Nevada - Mormon Camp Stopping Place, Genoa; Silver Mines; Corner-stone, Death Valley

Reverse - Text
Left section: GRIND YOUR COFFEE AT HOME
Right section:
NEVADA.
IN 1825 forty trappers from the Yellowstone, under the leadership of Jedediah S. Smith, followed the Humboldt River from its source to its fall into the Great Basin, thence across the sage-brush plains they journeyed, then climbed the mighty Sierras, until there was set before them the broad valleys of California. Ogden visited Humboldt in 1831; Bonneville and Kit Carson in 1833, and in 1834 Captain Bartleson led the first company across the Great Basin.
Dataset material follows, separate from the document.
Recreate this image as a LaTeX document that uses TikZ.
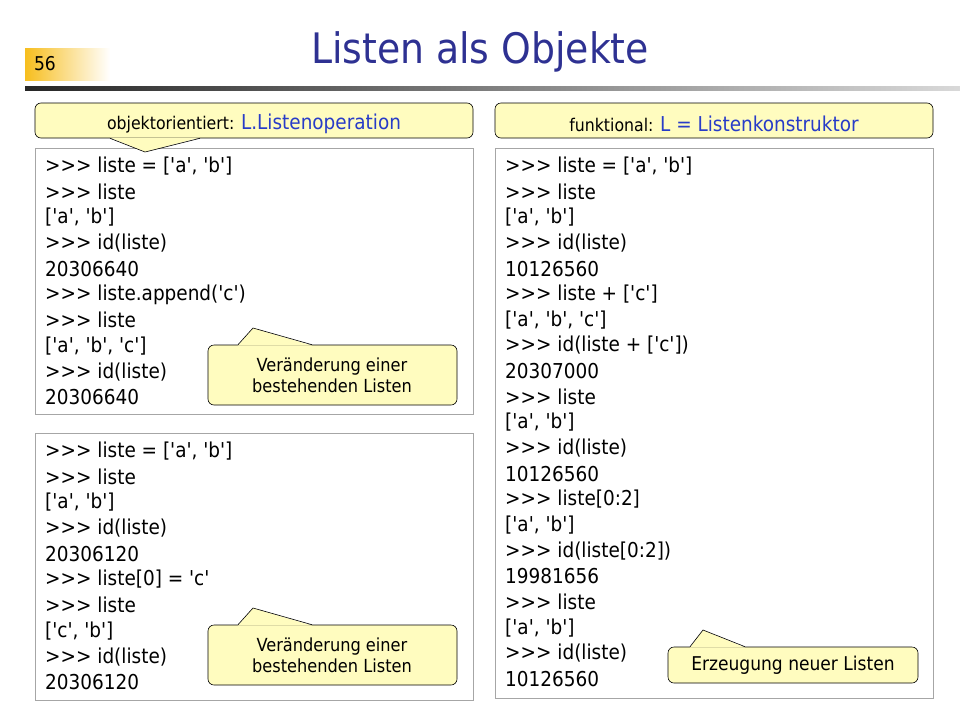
\documentclass[tikz,border=0pt]{standalone}
\usepackage{fontspec}
\setmainfont{DejaVu Sans Condensed}[Ligatures=TeXOff]
\begin{document}
\begin{tikzpicture}[x=1pt,y=-1pt,
  codebox/.style={draw=gray!70,line width=0.8pt},
  callout/.style={draw=black,fill=yellow!25,line width=0.6pt,rounded corners=6pt},
  code/.style={anchor=west,inner sep=0pt,font=\fontsize{20.5}{20}\selectfont},
  ctext/.style={align=center,font=\fontsize{18}{21}\selectfont,inner sep=0pt}]
\useasboundingbox (0,0) rectangle (960,720);
\definecolor{ttl}{RGB}{46,49,146}
\definecolor{hb}{RGB}{40,60,200}
% page number
\shade[left color={rgb,255:red,247;green,190;blue,30},right color=white] (25,48) rectangle (110,80);
\node[font=\fontsize{19}{19}\selectfont] (pg) at (45,64) {56};
\node[font=\fontsize{42}{42}\selectfont,text=ttl] (title) at (480,52) {Listen als Objekte};
\shade[left color=black!85,right color=black!15] (25,86) rectangle (960,90);
% boxes
\draw[codebox] (35,148) rectangle (473,414);
\draw[codebox] (35,433) rectangle (473,700);
\draw[codebox] (495,148) rectangle (933,698);
% headers
\draw[callout] (35,103) rectangle (473,138);
\fill[yellow!25] (110,137.5) -- (145,152) -- (200,137.5) -- cycle;
\draw[line width=0.6pt] (110,138.3) -- (145,152) -- (200,138.3);
\node[ctext,font=\fontsize{17.5}{17}\selectfont] (h1) at (254,124) {objektorientiert: {\fontsize{20.5}{20}\selectfont\color{hb}L.Listenoperation}};
\draw[callout] (495,103) rectangle (933,138);
\node[ctext,font=\fontsize{17.5}{17}\selectfont] (h2) at (714,124) {funktional: {\fontsize{20.5}{20}\selectfont\color{hb}L = Listenkonstruktor}};
% code
\foreach \t [count=\i from 0] in {{>>> liste = ['a', 'b']},{>>> liste},{['a', 'b']},{>>> id(liste)},{20306640},{>>> liste.append('c')},{>>> liste},{['a', 'b', 'c']},{>>> id(liste)},{20306640}}
  \node[code] (l1-\i) at (45,166+25.7*\i) {\t};
\foreach \t [count=\i from 0] in {{>>> liste = ['a', 'b']},{>>> liste},{['a', 'b']},{>>> id(liste)},{20306120},{>>> liste[0] = 'c'},{>>> liste},{['c', 'b']},{>>> id(liste)},{20306120}}
  \node[code] (l2-\i) at (45,451+25.7*\i) {\t};
\foreach \t [count=\i from 0] in {{>>> liste = ['a', 'b']},{>>> liste},{['a', 'b']},{>>> id(liste)},{10126560},{>>> liste + ['c']},{['a', 'b', 'c']},{>>> id(liste + ['c'])},{20307000},{>>> liste},{['a', 'b']},{>>> id(liste)},{10126560},{>>> liste[0:2]},{['a', 'b']},{>>> id(liste[0:2])},{19981656},{>>> liste},{['a', 'b']},{>>> id(liste)},{10126560}}
  \node[code] (r-\i) at (505,166+25.65*\i) {\t};
% callouts
\foreach \y/\n in {345/c1,625/c2}{
  \draw[callout] (208,\y) rectangle (457,\y+60);
  \fill[yellow!25] (238,\y+0.5) -- (253,\y-17) -- (312,\y+0.5) -- cycle;
  \draw[line width=0.6pt] (238,\y-0.3) -- (253,\y-17) -- (312,\y-0.3);
  \node[ctext] (\n) at (332,\y+30) {Veränderung einer\\bestehenden Listen};
}
\draw[callout] (668,647) rectangle (918,683);
\fill[yellow!25] (690,647.5) -- (703,630) -- (745,647.5) -- cycle;
\draw[line width=0.6pt] (690,646.7) -- (703,630) -- (745,646.7);
\node[ctext,font=\fontsize{19}{19}\selectfont] (c3) at (793,665) {Erzeugung neuer Listen};
\end{tikzpicture}
\end{document}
In 1843-45 the camp-fires of Fremont darted rays of light along the track of the pioneers of 1825. Prior to the discovery of silver, there was little or no inducement for settlement within the State of Nevada, and although the overland army of gold-seekers made an almost continuous line across the continent, the first mail line between Sacramento and Salt Lake City was not established until 1851. Rich deposits of sulphate of silver were discovered in the year 1858, and in the following year the rush to the Washoe mines was fairly commenced. In the year 1861 quartz-mills were erected and machinery transported across the mountains. The white metal soon began to be circulated in vast and increasing fullness into the channels of the world's commerce, and likewise sustaining the credit of the nation while in great peril. Nevada has lost a large share of her population in recent years, and at present the main hope seems to be in the remonetization of silver, or else in the development of an extensive system of irrigation.
ILLUSTRATIONS.
Mormon Camp Stopping Place, afterwards Genoa; Rush to the
Silver Mines; Corner-stone in Death Valley.